Formation of Supermassive Black Holes by Direct Collapse in Pregalactic Halos

We describe a mechanism by which supermassive black holes can form directly in the nuclei of protogalaxies, without the need for seed black holes left over from early star formation. Self-gravitating gas in dark matter halos can lose angular momentum rapidly via runaway, global dynamical instabilities, the so-called "bars within bars" mechanism. This leads to the rapid buildup of a dense, self-gravitating core supported by gas pressure - surrounded by a radiation pressure-dominated envelope - which gradually contracts and is compressed further by subsequent infall.
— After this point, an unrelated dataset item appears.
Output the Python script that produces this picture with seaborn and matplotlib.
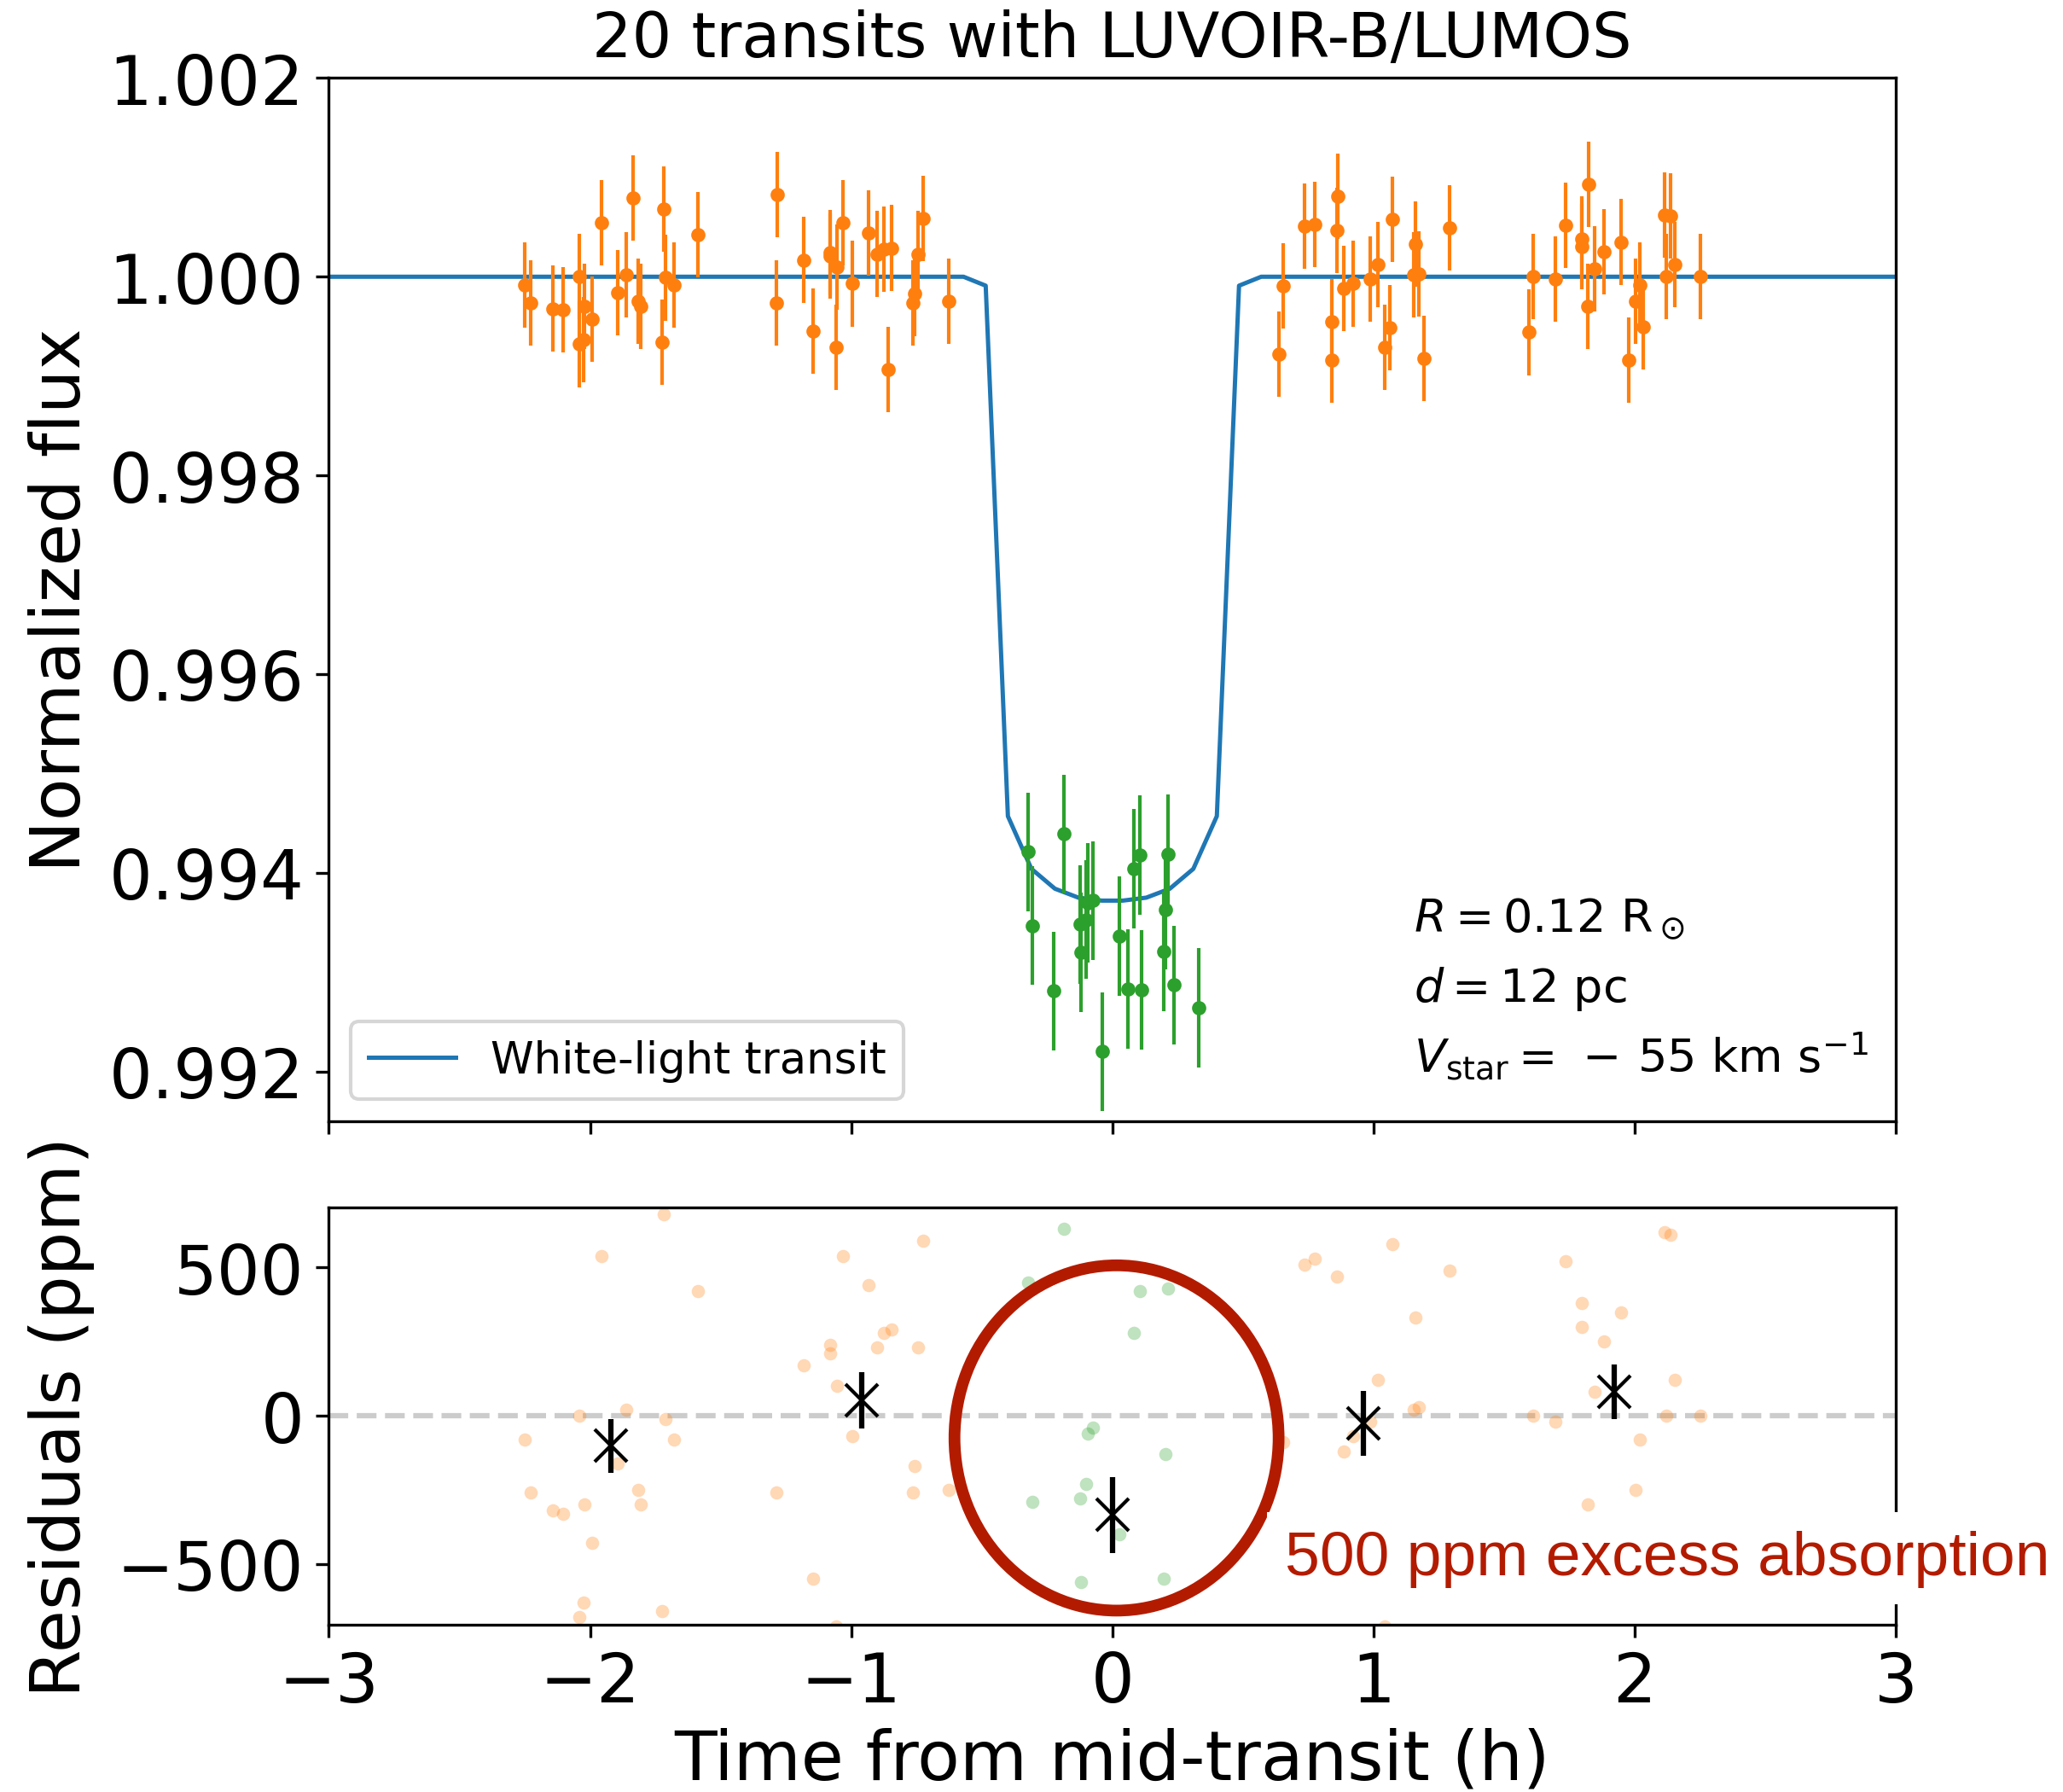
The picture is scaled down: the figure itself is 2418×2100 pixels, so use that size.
import numpy as np
import pandas as pd
import seaborn as sns
import matplotlib.pyplot as plt
from matplotlib.patches import Ellipse
from matplotlib.ticker import FormatStrFormatter

# === Data ===
# out-of-transit exposures (time in h, normalized flux)
oot_time = [-2.249, -2.228, -2.143, -2.104, -2.041, -2.041, -2.020, -2.024, -1.992, -1.957,
            -1.893, -1.861, -1.834, -1.817, -1.805, -1.724, -1.716, -1.710, -1.680, -1.588,
            -1.283, -1.285, -1.183, -1.145, -1.081, -1.081, -1.058, -1.055, -1.033, -0.996,
            -0.933, -0.902, -0.876, -0.858, -0.846, -0.745, -0.764, -0.756, -0.725, -0.628,
            0.638, 0.655, 0.736, 0.774, 0.839, 0.839, 0.862, 0.861, 0.886, 0.923,
            0.988, 1.018, 1.043, 1.061, 1.073, 1.161, 1.155, 1.174, 1.194, 1.291,
            1.596, 1.612, 1.695, 1.734, 1.799, 1.798, 1.821, 1.823, 1.847, 1.883,
            1.948, 1.978, 2.004, 2.020, 2.032, 2.115, 2.136, 2.122, 2.154, 2.251]
oot_flux = [0.99992, 0.99974, 0.99968, 0.99967, 1.00000, 0.99932, 0.99970, 0.99937, 0.99957, 1.00054,
            0.99984, 1.00002, 1.00079, 0.99975, 0.99970, 0.99934, 1.00068, 0.99999, 0.99992, 1.00042,
            1.00083, 0.99974, 1.00017, 0.99945, 1.00024, 1.00021, 0.99929, 1.00010, 1.00054, 0.99993,
            1.00044, 1.00023, 1.00028, 0.99907, 1.00029, 1.00023, 0.99974, 0.99983, 1.00059, 0.99975,
            0.99922, 0.99991, 1.00051, 1.00053, 0.99955, 0.99916, 1.00081, 1.00047, 0.99988, 0.99993,
            0.99998, 1.00012, 0.99929, 0.99949, 1.00058, 1.00033, 1.00002, 1.00003, 0.99918, 1.00049,
            0.99944, 1.00000, 0.99998, 1.00052, 1.00038, 1.00030, 0.99970, 1.00093, 1.00008, 1.00025,
            1.00035, 0.99916, 0.99975, 0.99992, 0.99950, 1.00062, 1.00061, 1.00000, 1.00012, 1.00000]
oot_err = 0.00043

# in-transit exposures
it_time = [-0.323, -0.307, -0.224, -0.185, -0.122, -0.121, -0.100, -0.095, -0.073, -0.037,
           0.027, 0.060, 0.081, 0.105, 0.113, 0.196, 0.202, 0.213, 0.235, 0.332]
it_flux = [0.99421, 0.99347, 0.99281, 0.99439, 0.99348, 0.99320, 0.99353, 0.99370, 0.99372, 0.99220,
           0.99336, 0.99283, 0.99404, 0.99418, 0.99282, 0.99321, 0.99363, 0.99419, 0.99287, 0.99264]
it_err = 0.0006
it_level = 0.99376  # model level in transit used for the residuals

# white-light transit model
model_time = [-3.0, -0.57, -0.485, -0.40, -0.31, -0.22, -0.13, -0.04,
              0.04, 0.13, 0.22, 0.31, 0.40, 0.485, 0.57, 3.0]
model_flux = [1.0, 1.0, 0.99991, 0.99457, 0.99404, 0.99384, 0.99375, 0.99372,
              0.99372, 0.99375, 0.99384, 0.99404, 0.99457, 0.99991, 1.0, 1.0]

# binned residuals (ppm)
bin_time = [-1.92, -0.96, 0.0, 0.96, 1.92]
bin_resid = [-101, 52, -334, -25, 81]
bin_err = [91, 95, 128, 110, 92]

pal = sns.color_palette("tab10")
c_model, c_oot, c_it = pal[0], pal[1], pal[2]
red = "#b31b00"

model_df = pd.DataFrame({"time": model_time, "flux": model_flux})
resid_oot = pd.DataFrame({"time": oot_time, "ppm": (np.array(oot_flux) - 1.0) * 1e6})
resid_it = pd.DataFrame({"time": it_time, "ppm": (np.array(it_flux) - it_level) * 1e6})

fig, (ax1, ax2) = plt.subplots(2, 1, sharex=True, figsize=(8.06, 7.0033),
                               gridspec_kw={"height_ratios": [2.5, 1]})
fig.subplots_adjust(left=0.1594, right=0.919, top=0.956, bottom=0.0935, hspace=0.1177)

# --- top panel ---
sns.lineplot(data=model_df, x="time", y="flux", ax=ax1, color=c_model, lw=1.2,
             sort=False, estimator=None, label="White-light transit", zorder=1)
ax1.errorbar(oot_time, oot_flux, yerr=oot_err, fmt=".", color=c_oot, elinewidth=1.0, zorder=3)
ax1.errorbar(it_time, it_flux, yerr=it_err, fmt=".", color=c_it, elinewidth=1.0, zorder=3)

ax1.set_xlim(-3, 3)
ax1.set_ylim(0.9915, 1.002)
ax1.set_yticks([0.992, 0.994, 0.996, 0.998, 1.000, 1.002])
ax1.yaxis.set_major_formatter(FormatStrFormatter("%.3f"))
ax1.set_xlabel("")
ax1.set_ylabel("Normalized flux", fontsize=19.5)
ax1.set_title("20 transits with LUVOIR-B/LUMOS", fontsize=17.6)
ax1.tick_params(labelsize=19.2)
ax1.legend(loc="lower left", fontsize=12.3)

info_lines = [r"$R = 0.12\ \mathrm{R}_\odot$", r"$d = 12$ pc",
              r"$V_{\rm star} = \,-\,55$ km s$^{-1}$"]
for txt, yy in zip(info_lines, [0.1818, 0.1153, 0.0483]):
    ax1.text(0.6925, yy, txt, transform=ax1.transAxes, fontsize=13, va="baseline", ha="left")

# --- bottom panel: residuals ---
ax2.axhline(0, color="k", alpha=0.2, ls="--", lw=1.5, zorder=0)
sns.scatterplot(data=resid_oot, x="time", y="ppm", ax=ax2, color=c_oot, alpha=0.3,
                s=14, linewidth=0, zorder=1)
sns.scatterplot(data=resid_it, x="time", y="ppm", ax=ax2, color=c_it, alpha=0.3,
                s=14, linewidth=0, zorder=1)
ax2.errorbar(bin_time, bin_resid, yerr=bin_err, fmt="x", color="k", ms=9, mew=1.0,
             elinewidth=1.5, zorder=4)

ax2.add_patch(Ellipse((0.016, -75), 1.241, 1165, fill=False, edgecolor=red, lw=3.3, zorder=5))
ax2.text(0.66, -535, "500 ppm excess absorption", color=red, fontsize=17.6,
         family="Liberation Sans", va="baseline", ha="left", zorder=10, clip_on=False,
         bbox=dict(facecolor="white", edgecolor="none", pad=5))

ax2.set_ylim(-704, 704)
ax2.set_yticks([-500, 0, 500])
ax2.set_xticks([-3, -2, -1, 0, 1, 2, 3])
ax2.set_xlabel("Time from mid-transit (h)", fontsize=19.5, labelpad=3)
ax2.set_ylabel("Residuals (ppm)", fontsize=19.5)
ax2.tick_params(labelsize=19.2)

fig.align_ylabels([ax1, ax2])
plt.savefig("out.png", dpi=300)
These conditions lead to such high temperatures in the central region that the gas cools catastrophically by thermal neutrino emission, leading to the formation and rapid growth of a central black hole. We estimate the initial mass and growth rate of the black hole for typical conditions in metal-free halos with T_vir ~ 10^4 K, which are the most likely to be susceptible to runaway infall. The initial black hole should have a mass of <~20 solar masses, but in principle could grow at a super-Eddington rate until it reaches ~ 10^4-10^6 solar masses. Rapid growth may be limited by feedback from the accretion process and/or disruption of the mass supply by star formation or halo mergers. Even if super-Eddington growth stops at \~10^3-10^4 solar masses, this process would give black holes ample time to attain quasar-size masses by a redshift of 6, and could also provide the seeds for all supermassive black holes seen in the present universe.